То, что Сталин это понимал, ясно видно из его письма Станиславскому о пьесе Н. Эрдмана «Самоубийца», которую он в этом письме — вряд ли случайно — называет «Самоубийство». А написанию этого раздраженного сталинского письма предшествовала докладная записка Сталину председателя Главреперткома К. Гандурина, которая начиналась так:
► Главное действующее лицо пьесы Эрдмана «Самоубийца» — Федя Петунин.
О нем говорят в течение всей пьесы, но он ни разу на сцену не появляется.
Петунин, единственный положительный персонаж пьесы (писатель, прозрачный намек на Маяковского), кончает самоубийством и оставляет записку: «Подсекальников прав, жить не стоит».
(Большая цензура. Писатели и журналисты, в Стране Советов. 1917–1954. М., 2005, стр. 208)Эта «докладная» была сочинена в ноябре 1931 года: после самоубийства Маяковского прошло уже полтора года. Но по этой реплике Гандурина видно, что выстрел Маяковского все еще волновал их.
Объявляя Маяковского «лучшим, талантливейшим поэтом советской эпохи», Сталин присваивал его себе, делал своим. Неприятный для них факт самоубийства этой канонизацией Маяковского как бы перечеркивался, сводился на нет.
«Я люблю вас, но живого, а не мумию, навели хрестоматийный глянец…» — говорил Маяковский Пушкину. И вот его самого превратили в мумию. И это на самом деле стало его второй смертью.
Трагична была судьба едва ли не всех больших русских поэтов и писателей XX века.

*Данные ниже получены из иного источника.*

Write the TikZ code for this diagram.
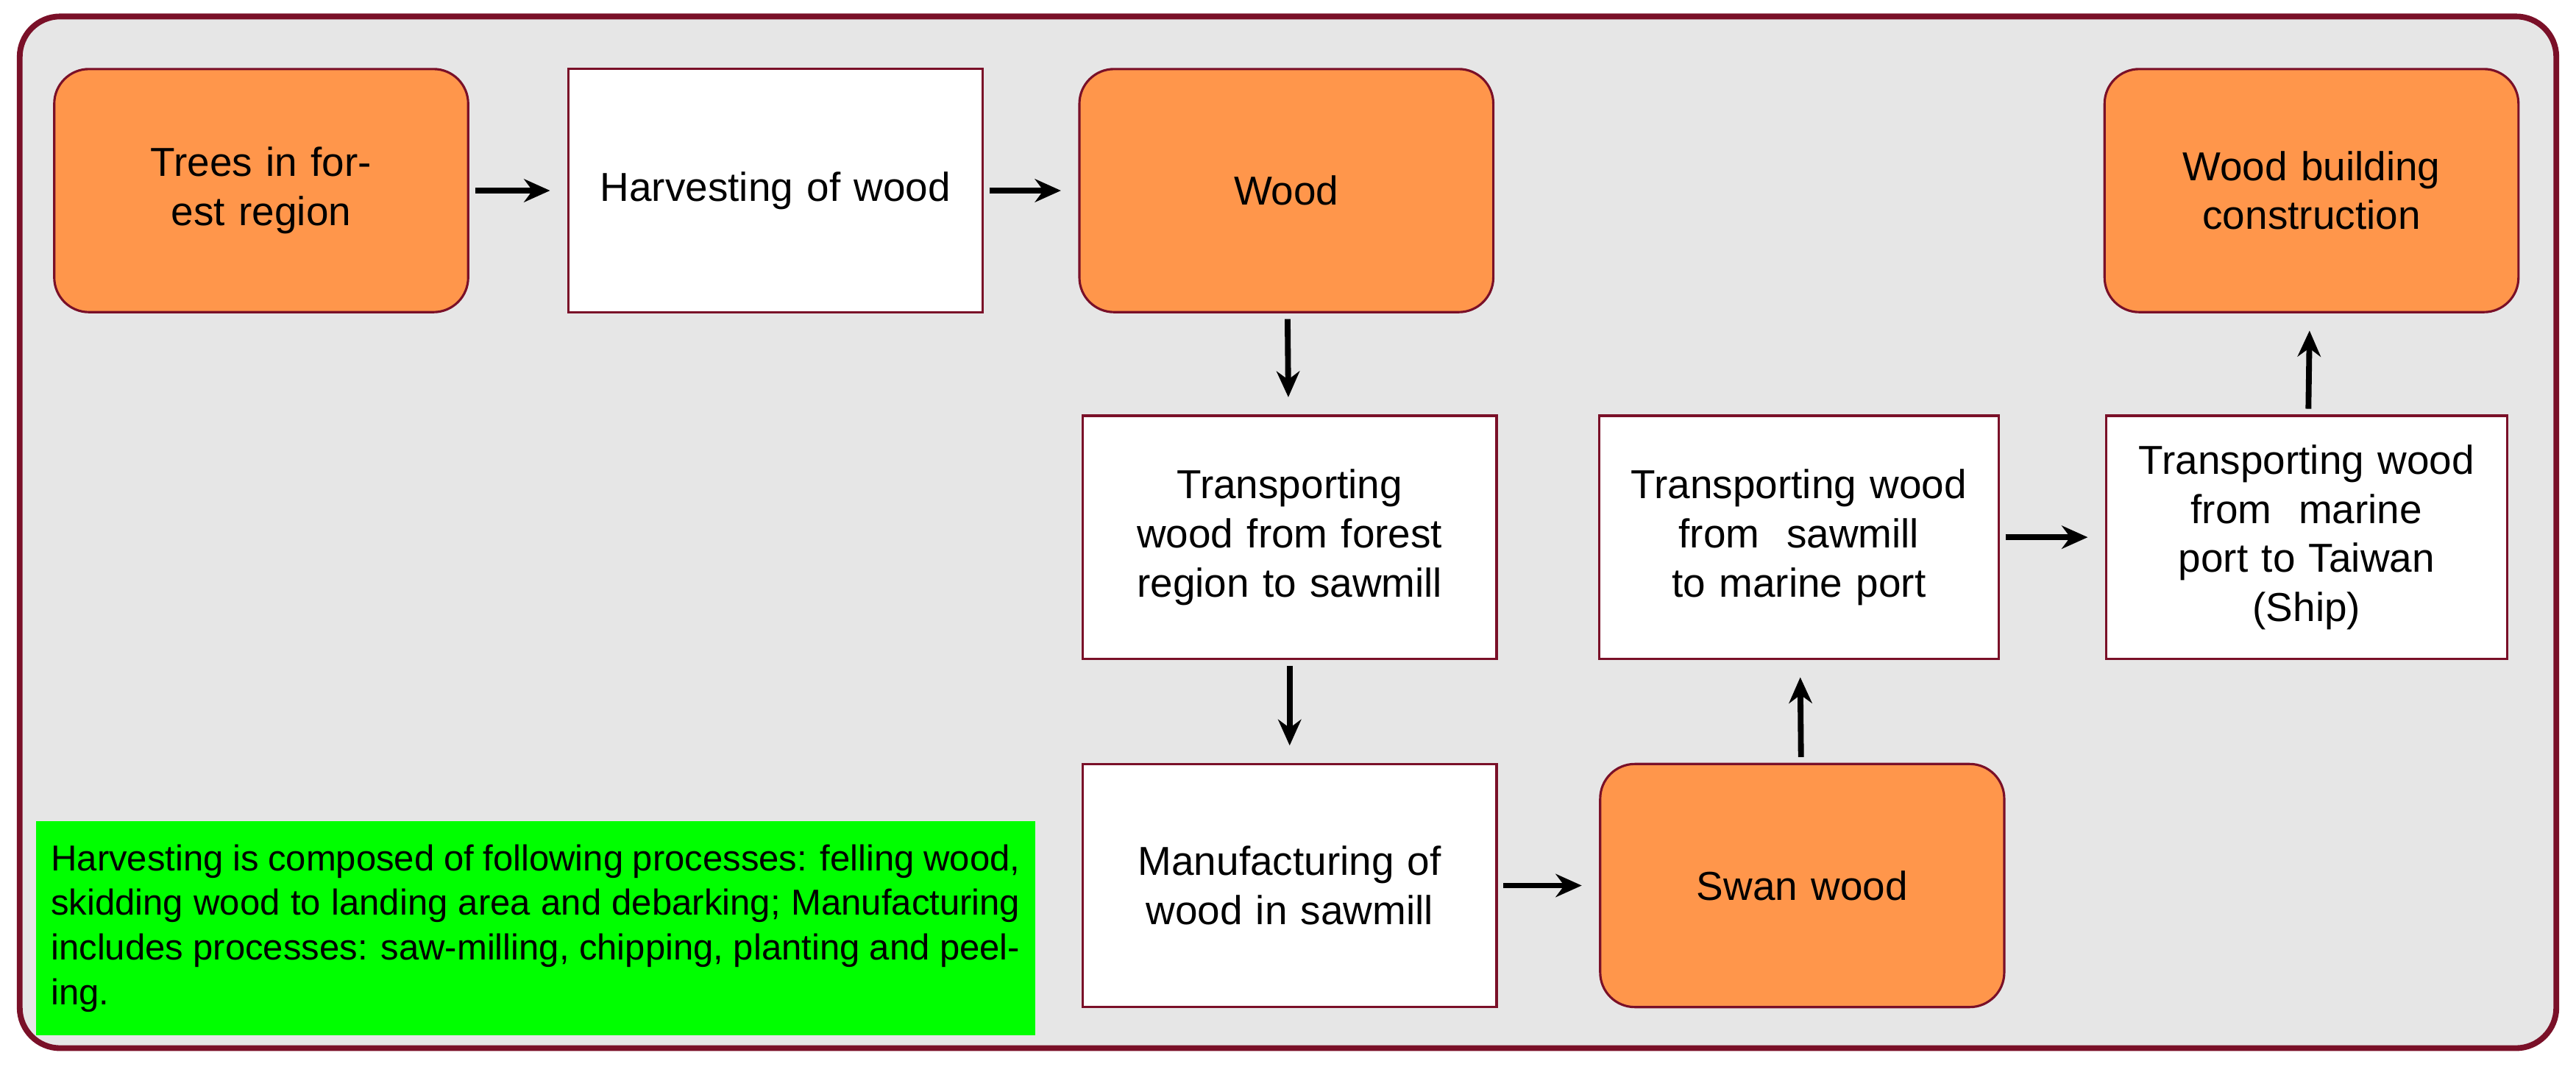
\documentclass[tikz,border=0pt]{standalone}
\usepackage{fontspec}
\setmainfont{Liberation Sans}
\usetikzlibrary{arrows.meta,positioning}
\definecolor{frame}{HTML}{7A1028}
\definecolor{boxorange}{HTML}{FF964B}
\definecolor{bggray}{HTML}{E6E6E6}
\tikzset{
  base/.style={draw=frame, line width=0.8pt, minimum width=5.04cm, minimum height=2.96cm,
    align=center, font=\fontsize{14}{17}\selectfont, text width=4.6cm},
  product/.style={base, fill=boxorange, rounded corners=12pt},
  process/.style={base, fill=white},
  flow/.style={-{Stealth[length=9pt,width=8pt]}, line width=2pt, shorten >=6pt, shorten <=2pt}
}
\begin{document}
\begin{tikzpicture}[x=0.02cm,y=-0.02cm]
  \useasboundingbox (0,0) rectangle (1568,654);

  % background frame
  \draw[frame, line width=2pt, fill=bggray, rounded corners=14pt] (12,10) rectangle (1556,638);

  % top row
  \node[product] (trees) at (159,116) {Trees in forest region};
  \node[process] (harvest) at (472,116) {Harvesting of wood};
  \node[product] (wood) at (783,116) {Wood};
  \node[product] (building) at (1407,116) {Wood building construction};

  % middle row
  \node[process] (forest2mill) at (785,327) {Transporting wood from forest region to sawmill};
  \node[process, minimum width=4.86cm] (mill2port) at (1095,327) {Transporting wood from~ sawmill to marine port};
  \node[process, minimum width=4.88cm] (port2taiwan) at (1404,327) {Transporting wood from~ marine port to Taiwan\\(Ship)};

  % bottom row
  \node[process] (manufacture) at (785,539) {Manufacturing of wood in sawmill};
  \node[product, minimum width=4.92cm] (swan) at (1097,539) {Swan wood};

  % note
  \node[fill=green, minimum width=12.16cm, minimum height=2.6cm, text width=11.8cm,
    align=justify, font=\fontsize{12.5}{15.5}\selectfont] (note) at (326,565)
    {Harvesting is composed of following processes: felling wood, skidding wood to landing area and debarking; Manufacturing includes processes: saw-milling, chipping, planting and peeling.};

  % connectors
  \draw[flow] (trees) -- (harvest);
  \draw[flow] (harvest) -- (wood);
  \draw[flow] (wood) -- (forest2mill);
  \draw[flow] (forest2mill) -- (manufacture);
  \draw[flow] (manufacture) -- (swan);
  \draw[flow] (swan) -- (mill2port);
  \draw[flow] (mill2port) -- (port2taiwan);
  \draw[flow] (port2taiwan) -- (building);

\end{tikzpicture}
\end{document}
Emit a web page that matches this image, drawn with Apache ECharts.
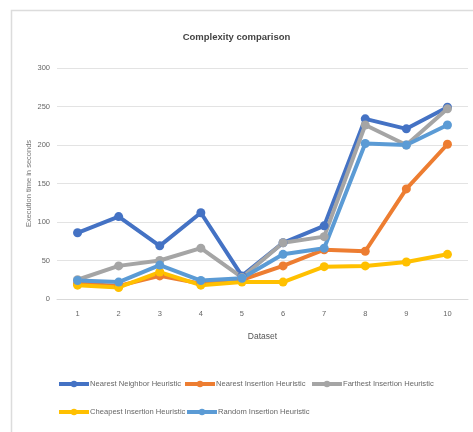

Расстрелянный Гумилев. Повесившиеся Есенин и Цветаева. Замученные и убитые Бабель и Мандельштам. Замордованный Платонов. Затравленные Ахматова, Зощенко, Пастернак. Испуганно замолчавший Олеша. Превратившийся в жалкого графомана так ярко и талантливо начинавший Николай Тихонов…
Каждая из этих судеб представляет свой вариант, свой случай преждевременной и противоестественной гибели художника. Но в основе «случая Маяковского» — драма особая. Его участь в каком-то смысле даже трагичнее, чем то, что выпало на долю Есенина или Цветаевой, как и он, оборвавших свою жизнь самоубийством. Потому что еще ужаснее, чем прижизненная, оказалась его посмертная судьба.